▸ Job
Quote from the first line below through the line that contains "const chart = echarts.init(document.getElementById('chart'))", both included, and leave the pictures out.
-*-*-
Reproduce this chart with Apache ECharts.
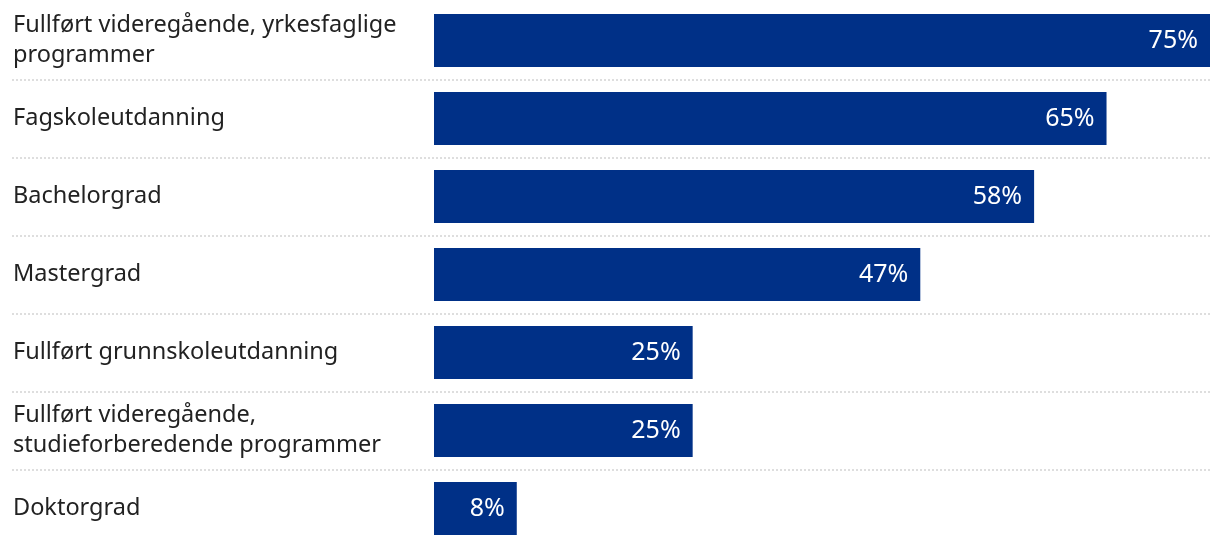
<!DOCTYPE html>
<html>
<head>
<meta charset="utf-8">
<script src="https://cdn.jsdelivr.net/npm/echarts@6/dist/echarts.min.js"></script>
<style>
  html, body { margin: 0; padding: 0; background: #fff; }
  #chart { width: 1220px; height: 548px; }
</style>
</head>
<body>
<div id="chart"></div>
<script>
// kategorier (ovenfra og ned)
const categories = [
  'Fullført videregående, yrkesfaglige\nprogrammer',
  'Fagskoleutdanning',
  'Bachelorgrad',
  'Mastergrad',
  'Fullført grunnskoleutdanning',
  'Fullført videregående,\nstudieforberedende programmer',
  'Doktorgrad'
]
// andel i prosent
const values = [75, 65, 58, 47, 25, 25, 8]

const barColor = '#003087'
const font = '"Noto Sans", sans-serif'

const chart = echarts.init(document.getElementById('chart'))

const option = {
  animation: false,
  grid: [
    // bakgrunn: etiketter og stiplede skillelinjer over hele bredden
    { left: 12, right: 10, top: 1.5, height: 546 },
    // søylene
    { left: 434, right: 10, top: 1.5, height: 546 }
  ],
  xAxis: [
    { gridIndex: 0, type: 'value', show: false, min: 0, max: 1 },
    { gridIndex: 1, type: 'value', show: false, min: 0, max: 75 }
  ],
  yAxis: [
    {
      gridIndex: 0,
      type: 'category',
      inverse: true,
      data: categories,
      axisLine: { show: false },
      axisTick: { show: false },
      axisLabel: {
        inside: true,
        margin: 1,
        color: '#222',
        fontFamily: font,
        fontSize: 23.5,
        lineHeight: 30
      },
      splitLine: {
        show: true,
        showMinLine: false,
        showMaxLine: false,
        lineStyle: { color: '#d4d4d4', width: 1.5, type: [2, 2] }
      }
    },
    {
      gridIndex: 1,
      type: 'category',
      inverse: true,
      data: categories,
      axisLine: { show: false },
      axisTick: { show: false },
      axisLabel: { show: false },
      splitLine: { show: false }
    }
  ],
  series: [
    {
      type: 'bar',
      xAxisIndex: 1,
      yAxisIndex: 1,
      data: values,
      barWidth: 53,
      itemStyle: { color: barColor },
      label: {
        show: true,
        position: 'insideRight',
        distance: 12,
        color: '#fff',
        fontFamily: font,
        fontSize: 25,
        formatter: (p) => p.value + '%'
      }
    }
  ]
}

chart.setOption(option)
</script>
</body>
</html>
-*-*-
▸ Solution to the problem
Reproduce this chart with Apache ECharts.
<!DOCTYPE html>
<html>
<head>
<meta charset="utf-8">
<script src="https://cdn.jsdelivr.net/npm/echarts@6/dist/echarts.min.js"></script>
<style>
  html, body { margin: 0; padding: 0; background: #fff; }
  #chart { width: 1220px; height: 548px; }
</style>
</head>
<body>
<div id="chart"></div>
<script>
// kategorier (ovenfra og ned)
const categories = [
  'Fullført videregående, yrkesfaglige\nprogrammer',
  'Fagskoleutdanning',
  'Bachelorgrad',
  'Mastergrad',
  'Fullført grunnskoleutdanning',
  'Fullført videregående,\nstudieforberedende programmer',
  'Doktorgrad'
]
// andel i prosent
const values = [75, 65, 58, 47, 25, 25, 8]

const barColor = '#003087'
const font = '"Noto Sans", sans-serif'

const chart = echarts.init(document.getElementById('chart'))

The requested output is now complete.